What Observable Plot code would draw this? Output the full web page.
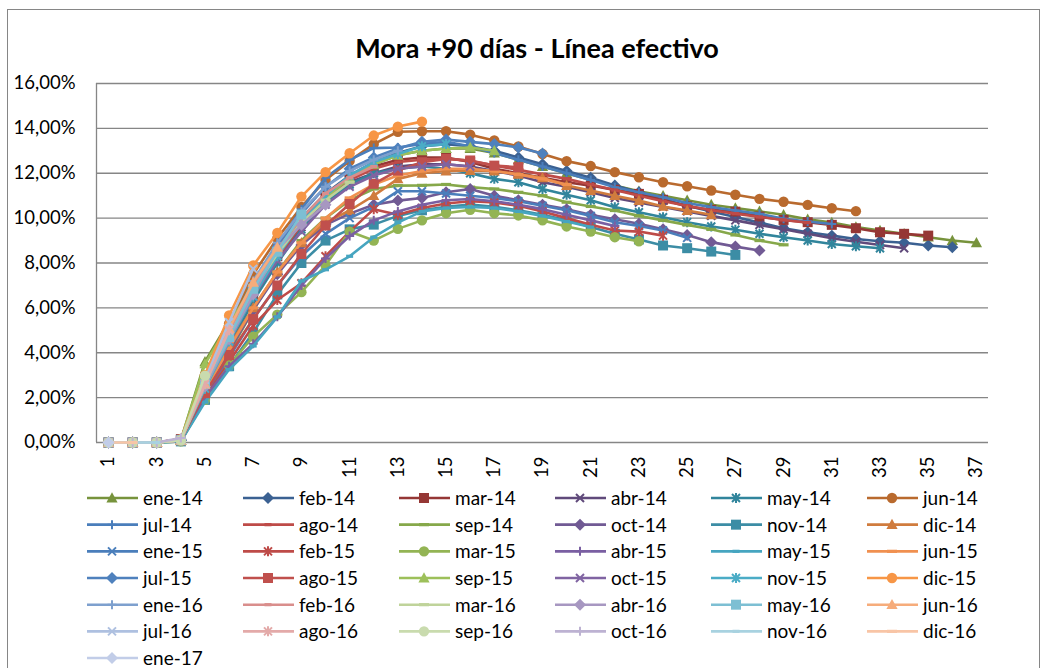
<!DOCTYPE html>
<html><head><meta charset="utf-8">
<script src="https://cdn.jsdelivr.net/npm/d3@7"></script>
<script src="https://cdn.jsdelivr.net/npm/@observablehq/plot@0.6"></script>
<style>
html,body{margin:0;padding:0;background:#fff;}
#wrap{position:relative;width:1050px;height:668px;overflow:hidden;font-family:Lato,"Open Sans",sans-serif;}
#border{position:absolute;left:7px;top:9px;width:1033px;height:700px;border:1.3px solid #868686;box-sizing:border-box;}
#title{position:absolute;left:0;width:1074px;top:31px;text-align:center;font-weight:bold;font-size:27px;color:#000;}
#chart{position:absolute;left:0;top:0;}
#legend{position:absolute;left:0;top:480px;}
</style></head>
<body><div id="wrap"><div id="border"></div><div id="chart"></div><div id="title">Mora +90 días - Línea efectivo</div><div id="legend"></div></div>
<script>
// ---- data (percent) ----
const seriesNames = ["ene-14","feb-14","mar-14","abr-14","may-14","jun-14","jul-14","ago-14","sep-14","oct-14","nov-14","dic-14",
  "ene-15","feb-15","mar-15","abr-15","may-15","jun-15","jul-15","ago-15","sep-15","oct-15","nov-15","dic-15",
  "ene-16","feb-16","mar-16","abr-16","may-16","jun-16","jul-16","ago-16","sep-16","oct-16","nov-16","dic-16","ene-17"];
const xTickLabels = [1,3,5,7,9,11,13,15,17,19,21,23,25,27,29,31,33,35,37];
const yTickValues = [0,2,4,6,8,10,12,14,16];

const ene14 = [0,0,0,0.1,3.6,5.4,7.2,8.7,10.0,11.0,11.8,12.4,12.8,13.0,13.1,13.1,12.9,12.6,12.3,12.0,11.7,11.45,11.2,11.0,10.8,10.6,10.45,10.3,10.15,9.95,9.8,9.6,9.45,9.3,9.15,9.0,8.9];
const feb14 = [0,0,0,0.1,2.8,5.0,7.0,8.6,10.0,11.1,11.9,12.5,12.9,13.2,13.3,13.2,13.0,12.7,12.4,12.1,11.8,11.45,11.15,10.85,10.55,10.3,10.05,9.8,9.55,9.37,9.22,9.07,8.97,8.9,8.78,8.7];
const mar14 = [0,0,0,0.15,2.5,4.6,6.6,8.3,9.8,11.0,11.8,12.3,12.6,12.7,12.7,12.5,12.2,12.0,11.8,11.6,11.45,11.26,11.08,10.82,10.52,10.37,10.29,10.07,9.92,9.82,9.7,9.55,9.37,9.3,9.22];
const abr14 = [0,0,0,0.1,2.4,4.4,6.4,8.1,9.6,10.8,11.6,12.0,12.3,12.4,12.4,12.3,12.1,11.9,11.6,11.4,11.15,10.9,10.7,10.5,10.3,10.1,9.9,9.7,9.5,9.3,9.1,8.95,8.8,8.66];
const may14 = [0,0,0,0.1,2.3,4.3,6.3,8.0,9.5,10.7,11.5,12.0,12.2,12.3,12.2,12.0,11.75,11.6,11.3,11.04,10.8,10.49,10.26,10.04,9.82,9.63,9.48,9.3,9.15,9.0,8.85,8.75,8.66];
const jun14 = [0,0,0,0.15,3.0,5.3,7.5,9.1,10.5,11.7,12.55,13.3,13.85,13.87,13.87,13.72,13.46,13.19,12.86,12.54,12.32,12.05,11.82,11.6,11.42,11.23,11.04,10.86,10.73,10.59,10.44,10.31];
const jul14 = [0,0,0,0.1,2.6,4.8,7.0,8.8,10.4,11.8,12.6,13.12,13.15,13.3,13.4,13.2,12.9,12.6,12.3,12.0,11.7,11.38,11.15,10.93,10.67,10.49,10.34,10.19,9.97,9.85,9.74];
const ago14 = [0,0,0,0.1,2.5,4.5,6.5,8.2,9.7,10.9,11.7,12.2,12.5,12.6,12.65,12.55,12.35,12.15,11.95,11.75,11.5,11.25,11.0,10.75,10.55,10.35,10.2,10.05,9.92,9.8];
const sep14 = [0,0,0,0.1,2.2,4.0,5.9,7.6,9.0,10.0,10.8,11.3,11.45,11.46,11.5,11.38,11.3,11.15,11.0,10.71,10.52,10.34,10.1,9.9,9.7,9.5,9.25,9.0,8.81];
const oct14 = [0,0,0,0.1,2.2,4.1,5.9,7.5,8.8,9.7,10.2,10.6,10.78,10.9,11.15,11.3,11.0,10.8,10.6,10.4,10.15,9.95,9.75,9.5,9.25,8.93,8.73,8.56];
const nov14 = [0,0,0,0.05,1.9,3.4,4.9,6.6,8.0,9.0,9.5,9.71,10.1,10.35,10.5,10.6,10.5,10.35,10.15,9.9,9.6,9.3,9.05,8.78,8.66,8.51,8.36];
const dic14 = [0,0,0,0.1,2.4,4.3,6.0,7.6,8.9,9.8,10.34,11.0,11.75,12.0,12.1,12.12,12.1,11.95,11.8,11.45,11.23,11.0,10.78,10.52,10.34,10.15];
const ene15 = [0,0,0,0.1,2.1,3.8,5.5,7.0,8.3,9.3,10.0,10.5,11.2,11.2,11.1,11.0,10.9,10.75,10.55,10.35,10.1,9.82,9.65,9.45,9.12];
const feb15 = [0,0,0,0.1,2.0,3.6,5.2,6.35,7.1,8.3,9.4,10.4,10.15,10.45,10.65,10.75,10.7,10.55,10.3,10.0,9.7,9.45,9.4,9.22];
const mar15 = [0,0,0,0.05,1.9,3.43,4.72,5.7,6.7,7.9,9.4,9.0,9.52,9.9,10.22,10.37,10.22,10.12,9.9,9.63,9.4,9.15,8.97];
const abr15 = [0,0,0,0.1,2.0,3.4,4.4,5.6,7.0,8.2,9.2,9.9,10.3,10.6,10.8,10.85,10.75,10.6,10.4,10.15,9.9,9.65];
const may15 = [0,0,0,0.05,1.8,3.25,4.3,5.6,7.2,7.7,8.3,9.15,9.8,10.3,10.45,10.5,10.45,10.3,10.1,9.85,9.6];
const jun15 = [0,0,0,0.1,2.3,4.2,6.0,7.6,8.9,10.0,10.9,11.5,11.9,12.1,12.2,12.2,12.1,11.95,11.75,11.5];
const jul15 = [0,0,0,0.1,2.6,4.8,6.9,8.7,10.2,11.4,12.2,12.7,13.1,13.4,13.5,13.4,13.3,13.15,12.88];
const ago15 = [0,0,0,0.1,2.2,3.9,5.5,7.0,8.4,9.67,10.63,11.53,12.12,12.49,12.64,12.57,12.34,12.27];
const sep15 = [0,0,0,0.1,3.5,5.3,7.0,8.5,9.8,10.9,11.8,12.4,12.8,13.0,13.1,13.15,13.0];
const oct15 = [0,0,0,0.15,2.5,4.5,6.5,8.1,9.4,10.6,11.4,11.9,12.2,12.3,12.4,12.3];
const nov15 = [0,0,0,0.1,2.4,4.5,6.5,8.3,9.8,11.0,11.9,12.5,12.86,13.2,13.3];
const dic15 = [0,0,0,0.15,3.0,5.66,7.89,9.34,10.96,12.05,12.89,13.68,14.08,14.3];
const ene16 = [0,0,0,0.1,2.7,5.0,7.2,8.9,10.3,11.4,12.1,12.6,13.0];
const feb16 = [0,0,0,0.1,2.6,4.9,7.0,8.6,10.0,11.1,11.8,12.3];
const mar16 = [0,0,0,0.1,2.5,4.7,6.8,8.4,9.8,10.8,11.6];
const abr16 = [0,0,0,0.15,2.5,4.6,6.6,8.6,9.7,10.6];
const may16 = [0,0,0,0.1,2.6,4.7,6.85,8.5,10.16];
const jun16 = [0,0,0,0.1,2.6,5.08,7.14,8.7];
const jul16 = [0,0,0,0.1,2.8,5.36,7.74];
const ago16 = [0,0,0,0.1,2.6,5.0];
const sep16 = [0,0,0,0.1,2.98];
const oct16 = [0,0,0,0.2];
const nov16 = [0,0,0];
const dic16 = [0,0];
const ene17 = [0];

const seriesValues = [ene14,feb14,mar14,abr14,may14,jun14,jul14,ago14,sep14,oct14,nov14,dic14,
  ene15,feb15,mar15,abr15,may15,jun15,jul15,ago15,sep15,oct15,nov15,dic15,
  ene16,feb16,mar16,abr16,may16,jun16,jul16,ago16,sep16,oct16,nov16,dic16,ene17];

const seriesColors = ["#77933C","#3B6192","#953735","#604A7B","#31859C","#B96A2E",
  "#4A7EBB","#BE4B48","#86A84A","#715A94","#3C8DA5","#D07C3E",
  "#4A7EBB","#BE4B48","#93B454","#7A5FA2","#46A5C0","#F09050",
  "#4F81BD","#C0504D","#9DC05A","#8064A2","#4BACC6","#F79646",
  "#7EA0CE","#D98E8C","#BFD39A","#A797C1","#7DBFD3","#F6AC7B",
  "#AEC0E0","#E3AAA9","#C9DBAE","#BDB2D2","#A8D2E0","#F8C5A6","#C2CDE8"];
const seriesMarkers = ["triangle","diamond","square","x","asterisk","circle","plus","dot","dash","diamond","square","triangle",
  "x","asterisk","circle","plus","dot","dash","diamond","square","triangle","x","asterisk","circle",
  "plus","dot","dash","diamond","square","triangle","x","asterisk","circle","plus","dot","dash","diamond"];

// ---- marker shapes ----
const shapes = {
  triangle: {fill: true, draw(c){c.moveTo(0,-5.8);c.lineTo(5.6,4.4);c.lineTo(-5.6,4.4);c.closePath();}},
  diamond: {fill: true, draw(c){c.moveTo(0,-6);c.lineTo(6,0);c.lineTo(0,6);c.lineTo(-6,0);c.closePath();}},
  square: {fill: true, draw(c){c.moveTo(-5,-5);c.lineTo(5,-5);c.lineTo(5,5);c.lineTo(-5,5);c.closePath();}},
  circle: {fill: true, draw(c){c.moveTo(5.2,0);c.arc(0,0,5.2,0,2*Math.PI);c.closePath();}},
  x: {fill: false, draw(c){c.moveTo(-4,-4);c.lineTo(4,4);c.moveTo(4,-4);c.lineTo(-4,4);}},
  asterisk: {fill: false, draw(c){c.moveTo(-4,-4);c.lineTo(4,4);c.moveTo(4,-4);c.lineTo(-4,4);c.moveTo(0,-5);c.lineTo(0,5);}},
  plus: {fill: false, draw(c){c.moveTo(-4.5,0);c.lineTo(4.5,0);c.moveTo(0,-4.5);c.lineTo(0,4.5);}},
  dot: {fill: true, draw(c){c.moveTo(-3.5,-1.6);c.lineTo(3.5,-1.6);c.lineTo(3.5,1.6);c.lineTo(-3.5,1.6);c.closePath();}},
  dash: {fill: true, draw(c){c.moveTo(-5,-1.6);c.lineTo(5,-1.6);c.lineTo(5,1.6);c.lineTo(-5,1.6);c.closePath();}}
};
const symbolOf = k => ({draw: (ctx) => shapes[k].draw(ctx)});

// ---- marks ----
const fmt = v => v.toFixed(2).replace(".", ",") + "%";
const seriesMarks = [];
seriesValues.forEach((vals, i) => {
  const data = vals.map((v, j) => ({month: j + 1, value: v}));
  const color = seriesColors[i];
  const shp = shapes[seriesMarkers[i]];
  seriesMarks.push(Plot.line(data, {x: "month", y: "value", stroke: color, strokeWidth: 2.6, strokeLinejoin: "round", strokeLinecap: "round"}));
  seriesMarks.push(Plot.dot(data, {x: "month", y: "value", symbol: symbolOf(seriesMarkers[i]), r: 5,
    fill: shp.fill ? color : "none", stroke: shp.fill ? "none" : color, strokeWidth: shp.fill ? 0 : 2}));
});

const chart = Plot.plot({
  width: 1050, height: 480,
  marginTop: 83, marginBottom: 38, marginLeft: 96, marginRight: 62,
  x: {domain: [0.5, 37.5], axis: null, label: null},
  y: {domain: [0, 16], axis: null, label: null},
  style: {fontFamily: 'Lato, "Open Sans", sans-serif', color: "#000", background: "transparent", overflow: "visible"},
  marks: [
    Plot.gridY(yTickValues, {stroke: "#868686", strokeOpacity: 1, strokeWidth: 1.3}),
    Plot.axisY(yTickValues, {tickSize: 0, tickPadding: 21, tickFormat: fmt, fontSize: 18.5, fill: "#000", label: null}),
    Plot.axisX(xTickLabels, {tickSize: 0, tickRotate: -90, tickPadding: 14, fontSize: 18.5, fill: "#000", label: null}),
    Plot.ruleX([0.5], {stroke: "#868686", strokeWidth: 1.3}),
    ...seriesMarks
  ]
});
document.getElementById("chart").appendChild(chart);

// ---- legend ----
const lg = d3.select("#legend").append("svg").attr("width", 1050).attr("height", 188)
  .style("font-family", 'Lato, "Open Sans", sans-serif');
seriesNames.forEach((name, i) => {
  const col = i % 6, row = Math.floor(i / 6);
  const cx = 112 + 156 * col, cy = 18 + 26.67 * row;
  const g = lg.append("g").attr("transform", `translate(${cx},${cy})`);
  const color = seriesColors[i];
  const shp = shapes[seriesMarkers[i]];
  g.append("line").attr("x1", -25).attr("x2", 26).attr("stroke", color).attr("stroke-width", 2.6);
  const p = d3.path(); shp.draw(p);
  g.append("path").attr("d", p.toString())
    .attr("fill", shp.fill ? color : "none").attr("stroke", shp.fill ? "none" : color).attr("stroke-width", 2);
  g.append("text").attr("x", 31).attr("dy", "0.36em").attr("font-size", 19).attr("fill", "#000").text(name);
});
</script></body></html>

Problem requirements:
Pictures are excluded: retype only the lines from the beginning of the listing above through the line with "const yTickValues = [0,2,4,6,8,10,12,14,16];", both included.

Exercise output:
What Observable Plot code would draw this? Output the full web page.
<!DOCTYPE html>
<html><head><meta charset="utf-8">
<script src="https://cdn.jsdelivr.net/npm/d3@7"></script>
<script src="https://cdn.jsdelivr.net/npm/@observablehq/plot@0.6"></script>
<style>
html,body{margin:0;padding:0;background:#fff;}
#wrap{position:relative;width:1050px;height:668px;overflow:hidden;font-family:Lato,"Open Sans",sans-serif;}
#border{position:absolute;left:7px;top:9px;width:1033px;height:700px;border:1.3px solid #868686;box-sizing:border-box;}
#title{position:absolute;left:0;width:1074px;top:31px;text-align:center;font-weight:bold;font-size:27px;color:#000;}
#chart{position:absolute;left:0;top:0;}
#legend{position:absolute;left:0;top:480px;}
</style></head>
<body><div id="wrap"><div id="border"></div><div id="chart"></div><div id="title">Mora +90 días - Línea efectivo</div><div id="legend"></div></div>
<script>
// ---- data (percent) ----
const seriesNames = ["ene-14","feb-14","mar-14","abr-14","may-14","jun-14","jul-14","ago-14","sep-14","oct-14","nov-14","dic-14",
  "ene-15","feb-15","mar-15","abr-15","may-15","jun-15","jul-15","ago-15","sep-15","oct-15","nov-15","dic-15",
  "ene-16","feb-16","mar-16","abr-16","may-16","jun-16","jul-16","ago-16","sep-16","oct-16","nov-16","dic-16","ene-17"];
const xTickLabels = [1,3,5,7,9,11,13,15,17,19,21,23,25,27,29,31,33,35,37];
const yTickValues = [0,2,4,6,8,10,12,14,16];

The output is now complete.